# Numbers créer un bouton qui lance un script



## Moutet (23 Décembre 2022)

Bonsoir,

J'aimerai créer un bouton dans Numbers. Si je clique sur le bouton, un script de lance.
Je ne trouve rien sur les boutons. Et pour les objets il n'y a pas la possibilité d'affecter un script.
Vous pouvez peut-être m'éclairer

Passer de Bonnes Fêtes

DM


----------



## zeltron54 (24 Décembre 2022)

Bonjour,

Il n'y a pas cette possibilité dans numbers.
Le seul moyen que je connaisses est d 'enregistrer le script comme application, et de le mettre dans le menu applescript (en haut à droite).
Voir cet exemple:





						Bureautique - Numbers : remettre à zéro des cases à cocher
					

Bonjour à tous,  Voici mon problème. J'ai un tableau à faire remplir par mes élèves : ils n'ont que des cases à cocher. Ces cases à cocher  permettent d'afficher un score. La question, c'est comment faire pour réinitialiser le tableau (en fait, "vider" les cases à cocher) pour qu'il puisse...




					forums.macg.co


----------



## Moutet (26 Décembre 2022)

zeltron54 a dit:


> Bonjour,
> 
> Il n'y a pas cette possibilité dans numbers.
> Le seul moyen que je connaisses est d 'enregistrer le script comme application, et de le mettre dans le menu applescript (en haut à droite).
> ...


Bonjour,
Cela je connais. Je l'utilise déjà mais avec automator, je pense que c'est possible si je trouve la solution je la poserai ici.
Merci pour ta réponse


----------



## Moutet (26 Décembre 2022)

Moutet a dit:


> Bonjour,
> Cela je connais. Je l'utilise déjà mais avec automator, je pense que c'est possible si je trouve la solution je la poserai ici.
> Merci pour ta réponse


Un script, créer pour Numbers  avec Automator, i est disponible en  cliquant sur Numbers ==> Service; le ou les noms de script que tu as pu créer pour numbers sont listés il n'y a plus qu'à cliquer sur celui qui t'intéresse. Ce n'est pas la solution idéale mais cela fonctionne.


----------



## zeltron54 (26 Décembre 2022)

Que tu utilises un service automator accessible dans service ou un script accessible dans la barre de menu c'est exactement la même chose !
Mais il n'est pas possible de créér de bouton dans numbers ... ni d'affecter un script à un objet, ni de déclencher un script avec une fonction...


----------



## Gerapp38 (26 Décembre 2022)

Bonsoir,
Je n’ai pas la pratique d’Applescript (ou d’Automator), est-ce un système de programmation suffisamment évolué pour :

créer carrément le script qui dès qu’on le lancerait, ouvrirait Numbers et un fichier préalablement formaté , puis :
tant qu’on ne touche pas à la cellule de contrôle Trucmuche qui servirait de bouton, il laisse l’utilisateur travailler sur toutes les autres cellules (en gros une boucle Tant Que … Attendre),
dès que l’on clique dans la cellule fatidique, il lance une autre partie de script…?
après, dans les détails pour faire plus propre, avoir une autre cellule de contrôle à sélectionner pour enregistrer le fichier, quitter Numbers et surtout arrêter le script ?


----------



## zeltron54 (27 Décembre 2022)

Bonjour,
@Gerapp38 
Effectivement c'est une bonne idée !
J'ai donc fait un petit script que l'on lance une seule fois après ouverture du document numbers.
Ce script tourne en boucle en tache de fond, jusqu'à la fermeture de numbers.

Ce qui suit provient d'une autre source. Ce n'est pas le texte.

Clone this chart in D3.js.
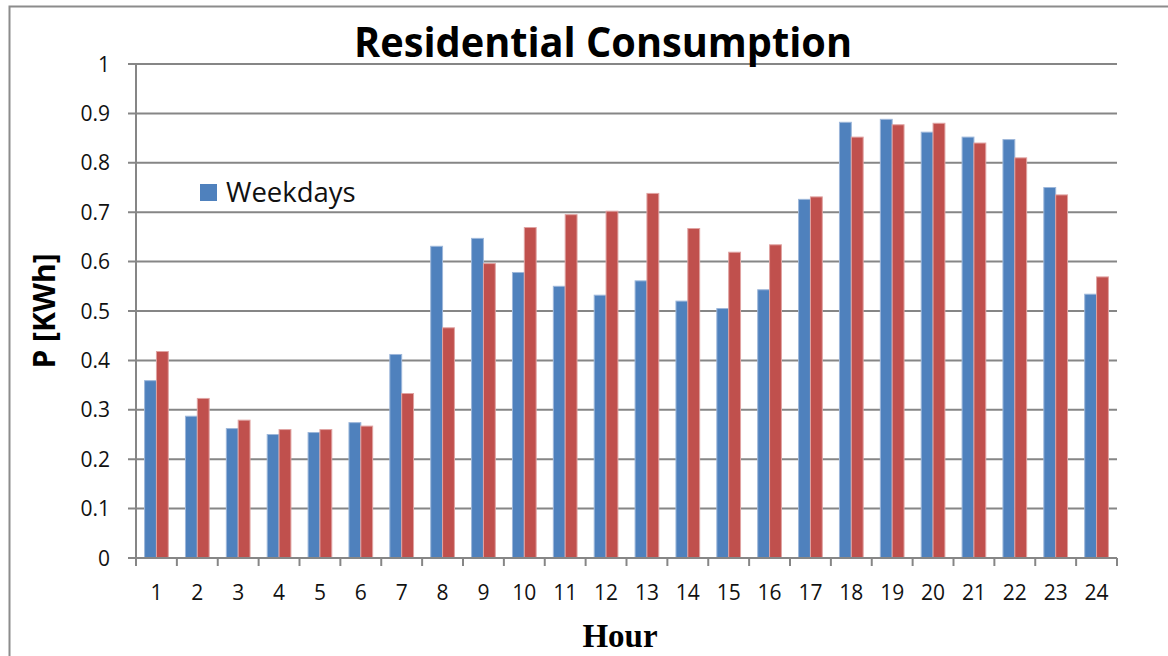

J'ai mis la cellule A1 comme bouton, si elle est sélectionnée, un script (à écrire, j'ai juste affiché un dialogue exécute le script) s'exécute et le cellule A2 est sélectionnée (pour ne pas rester en boucle infinie).

Seule chose à voir, est-ce que numbers n'est pas trop ralenti si il y a de gros calculs !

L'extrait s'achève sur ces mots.